In my novella FOR RICHER, FOR POORER, our heroine Beatrice Nottham love family history. In fact, she'd love to get as much of it done before she moves off-world. She was able to go back more than a thousand years on many of her lines.

Family History, sometimes called genealogy, gives you a sense of who you are and where you've come from. Your own family history is full of facts and figures, interesting stories and quite a few mysteries. Family History is the fastest growing hobby in the world.

Have you considered doing your family history? Here's how you can get started.

1. Living History. The best information comes from those who are still alive. Are your parents still living? Your grandparents, great-grandparents? As you spend time with your family this Holiday season, take some time to ask about the stories your living relatives know. Write them down. Ask about birthdays, marriages, and more. Ask for funny stories, war stories, ask what they remember about their grandparents.

These stories are valuable and need to be saved.
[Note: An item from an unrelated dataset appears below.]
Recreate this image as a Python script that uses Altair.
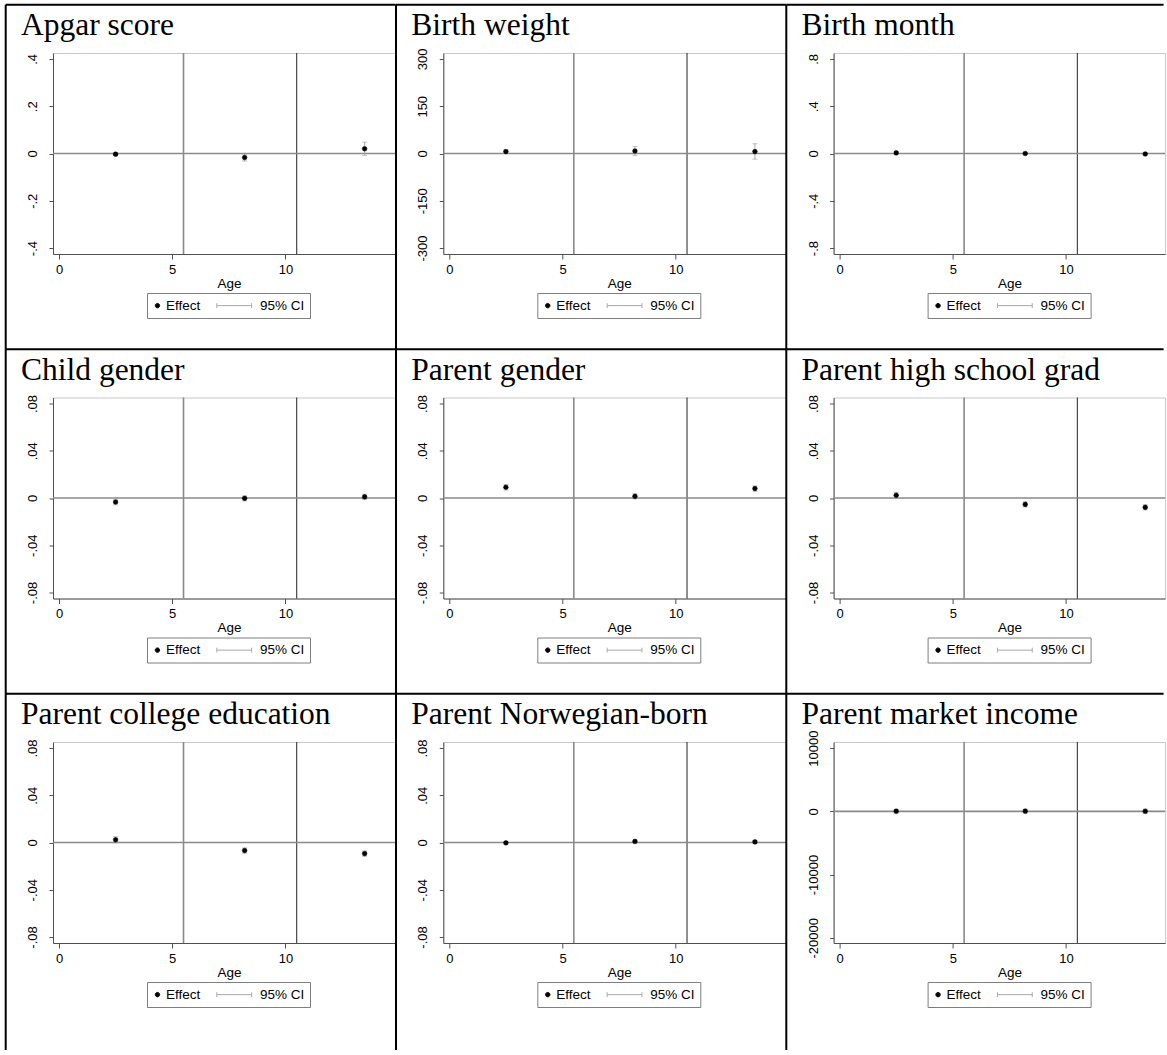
import altair as alt
import pandas as pd

# ---------------- data ----------------
ages = [2.5, 8.2, 13.5]
titles = ["Apgar score", "Birth weight", "Birth month",
          "Child gender", "Parent gender", "Parent high school grad",
          "Parent college education", "Parent Norwegian-born", "Parent market income"]
effects = [
    [-0.003, -0.017, 0.020],
    [6, 8, 6],
    [0.005, 0.0, -0.004],
    [-0.0034, -0.0003, 0.0010],
    [0.0091, 0.0014, 0.0080],
    [0.0023, -0.0054, -0.0079],
    [0.0023, -0.0068, -0.0094],
    [-0.0003, 0.0009, 0.0005],
    [30, 40, 20],
]
ci_low = [
    [-0.008, -0.032, -0.008],
    [1, -6, -18],
    [-0.006, -0.009, -0.013],
    [-0.0058, -0.0024, -0.0012],
    [0.0068, -0.0008, 0.0058],
    [-0.0002, -0.0076, -0.0101],
    [-0.0003, -0.0090, -0.0116],
    [-0.0013, -0.0001, -0.0005],
    [-250, -260, -330],
]
ci_high = [
    [0.002, -0.003, 0.048],
    [11, 22, 31],
    [0.016, 0.009, 0.005],
    [-0.0010, 0.0018, 0.0032],
    [0.0114, 0.0036, 0.0102],
    [0.0048, -0.0032, -0.0057],
    [0.0049, -0.0046, -0.0072],
    [0.0007, 0.0019, 0.0015],
    [310, 340, 370],
]
y_ticks = [
    [-0.4, -0.2, 0, 0.2, 0.4],
    [-300, -150, 0, 150, 300],
    [-0.8, -0.4, 0, 0.4, 0.8],
    [-0.08, -0.04, 0, 0.04, 0.08],
    [-0.08, -0.04, 0, 0.04, 0.08],
    [-0.08, -0.04, 0, 0.04, 0.08],
    [-0.08, -0.04, 0, 0.04, 0.08],
    [-0.08, -0.04, 0, 0.04, 0.08],
    [-20000, -10000, 0, 10000],
]
y_domains = [
    [-0.425, 0.425],
    [-319, 319],
    [-0.85, 0.85],
    [-0.0851, 0.0851],
    [-0.0851, 0.0851],
    [-0.0851, 0.0851],
    [-0.0851, 0.0851],
    [-0.0851, 0.0851],
    [-20823, 10981],
]
x_ticks = [0, 5, 10]
gray_vline = [5.5]
dark_vline = [10.5]
zero_line = [0]
series = ["Effect", "95% CI"]

# ---------------- layout constants ----------------
W = 342.7
W_LAST = 331.5
H = 201
PX_PER_AGE = 22.64
X_MIN = -0.265
ROW_PITCH = 344.5
CELL_DX = -47.3   # table cell left border relative to plot left
CELL_DY = -48.3   # table cell top border relative to plot top

SERIF = "Liberation Serif"
SANS = "Liberation Sans"

# legend symbol shapes (unit square scaled by symbol size)
dot_path = "M-1.0,0A0.55,0.55,0,1,1,0.1,0A0.55,0.55,0,1,1,-1.0,0Z"
ci_path = "M-9.1,0H-0.4M-9.1,-0.6V0.6M-0.4,-0.6V0.6"


def panel(i):
    col, row = i % 3, i // 3
    w = W_LAST if col == 2 else W
    xdom = [X_MIN, X_MIN + w / PX_PER_AGE]
    df = pd.DataFrame({
        "age": ages, "est": effects[i], "lo": ci_low[i], "hi": ci_high[i],
        "eff": ["Effect"] * 3, "ci": ["95% CI"] * 3,
    })
    xs = alt.Scale(domain=xdom, nice=False, zero=False)
    ys = alt.Scale(domain=y_domains[i], nice=False, zero=False)
    xax = alt.Axis(values=x_ticks, title="Age", titleX=176, titleY=33,
                   titleAlign="center", titleBaseline="alphabetic",
                   labelBaseline="alphabetic", labelPadding=14, tickSize=5,
                   labelFlush=False)
    yax = alt.Axis(values=y_ticks[i], title=None, labelAngle=270,
                   labelAlign="center", labelBaseline="alphabetic",
                   labelPadding=12.5, tickSize=4, labelFlush=False,
                   labelExpr="replace(toString(datum.value), '0.', '.')")
    leg = alt.Legend(orient="none", legendX=94, legendY=240, direction="horizontal",
                     title=None, strokeColor="#7f7f7f", fillColor="white",
                     padding=5.5, labelFont=SANS, labelFontSize=13.5,
                     labelColor="black", symbolSize=64, symbolStrokeWidth=1,
                     labelOffset=0, columnPadding=14)
    fill_sc = alt.Scale(domain=series, range=["#000000", "transparent"])
    stroke_sc = alt.Scale(domain=series, range=["#000000", "#a8a8a8"])
    shape_sc = alt.Scale(domain=series, range=[dot_path, ci_path])

    base = alt.Chart(df)
    x_enc = alt.X("age:Q", scale=xs, axis=xax)

    vl1 = alt.Chart(pd.DataFrame({"v": gray_vline})).mark_rule(
        color="#8a8a8a", strokeWidth=1.6).encode(x=alt.X("v:Q", scale=xs, axis=xax))
    vl2 = alt.Chart(pd.DataFrame({"v": dark_vline})).mark_rule(
        color="#222222", strokeWidth=1).encode(x=alt.X("v:Q", scale=xs, axis=xax))
    hl = alt.Chart(pd.DataFrame({"h": zero_line})).mark_rule(
        color="#8a8a8a", strokeWidth=1.6).encode(y=alt.Y("h:Q", scale=ys, axis=yax))

    ci = base.mark_rule(strokeWidth=1).encode(
        x=x_enc, y=alt.Y("lo:Q", scale=ys, axis=yax), y2="hi:Q",
        stroke=alt.Stroke("ci:N", scale=stroke_sc, legend=leg))
    cap_lo = base.mark_tick(orient="horizontal", size=5, thickness=1,
                            color="#a8a8a8").encode(x=x_enc, y=alt.Y("lo:Q", scale=ys, axis=yax))
    cap_hi = base.mark_tick(orient="horizontal", size=5, thickness=1,
                            color="#a8a8a8").encode(x=x_enc, y=alt.Y("hi:Q", scale=ys, axis=yax))
    pts = base.mark_circle(size=22, opacity=1, strokeWidth=0.5).encode(
        x=x_enc, y=alt.Y("est:Q", scale=ys, axis=yax),
        fill=alt.Fill("eff:N", scale=fill_sc, legend=leg),
        stroke=alt.Stroke("eff:N", scale=stroke_sc, legend=leg))
    dummy = alt.Chart(pd.DataFrame({"s": series, "xx": [None, None], "yy": [None, None]})).mark_point().encode(
        x=alt.X("xx:Q", scale=xs, axis=xax), y=alt.Y("yy:Q", scale=ys, axis=yax),
        shape=alt.Shape("s:N", scale=shape_sc, legend=leg))

    title_txt = alt.Chart(pd.DataFrame({"t": [titles[i]]})).mark_text(
        align="left", baseline="alphabetic", font=SERIF, fontSize=31.5, color="black"
    ).encode(x=alt.value(-32), y=alt.value(-18), text="t:N")

    bottom = ROW_PITCH + CELL_DY if row < 2 else 308
    one = pd.DataFrame({"k": [0]})
    vborder = alt.Chart(one).mark_rule(color="black", strokeWidth=2).encode(
        x=alt.value(CELL_DX), y=alt.value(CELL_DY), y2=alt.value(bottom))
    hborder = alt.Chart(one).mark_rule(color="black", strokeWidth=2).encode(
        x=alt.value(CELL_DX), x2=alt.value(330 if col == 2 else w),
        y=alt.value(CELL_DY))

    return alt.layer(vl1, vl2, hl, ci, cap_lo, cap_hi, dummy, pts,
                     title_txt, vborder, hborder).properties(width=w, height=H)


panels = [panel(i) for i in range(9)]

chart = alt.concat(
    *panels, columns=3, spacing={"row": ROW_PITCH - H, "column": 390 - W}, bounds="flush"
).resolve_scale(
    x="independent", y="independent", fill="independent",
    stroke="independent", shape="independent"
).properties(
    padding={"left": 4, "top": 3, "right": 0, "bottom": 0},
    background="white",
).configure_view(
    stroke="#c8c8c8", strokeWidth=1
).configure_axis(
    domainColor="#505050", tickColor="#505050", domainWidth=1, tickWidth=1,
    labelFont=SANS, labelFontSize=13, labelColor="black",
    titleFont=SANS, titleFontSize=13.5, titleFontWeight="normal", titleColor="black",
    grid=False,
)

chart.save("out.html", embed_options={"renderer": "svg", "actions": False})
Alas, when a person dies, they will take their stories with them, unless they have been written down and preserved.

2. Hatches, Matches and Dispatches. Some of the easiest-to-find information about your ancestors is their dates of birth, marriage and death. This makes filling out a genealogy chart so much easier. Often newspaper archives will contain records of birth, engagement/marriage and death announcements, sometimes with pictures.

3. Finding info. Family members are usually the best for remembering this kind of information, but sometimes you need outside help. Governments maintain a registry of births, deaths and marriages. For a small fee (ie a few dollars), they will provide you with legal certificates showing this information.

If you've gone back three or four generations, you may be able to find additional records through a paid genealogy site such as Ancestry.com or FindMyPast. Many public libraries have a subscription to these sites, giving free access to their patrons.

Also, Family History Centers dot the world. You can research your family history there for free (Google "Family History Center" or "Centre" if you're British to find your nearest location). They'll give you access to census data, microfiche records and more--information that may not be readily available on the Internet. Their friendly consultants will help you if you get stuck.

4. Stuck? Go sideways. It happens to every family historian--you hit a dead end. No matter how hard you look, you simply can't find any parental info for Fergus MacIntosh, your ninth-great grandfather. Perhaps the church records of his birth were destroyed in a church fire, or maybe he was an escaped criminal who changed his name? Whatever the reason, do not give up on your family history simply because you encounter a dead end.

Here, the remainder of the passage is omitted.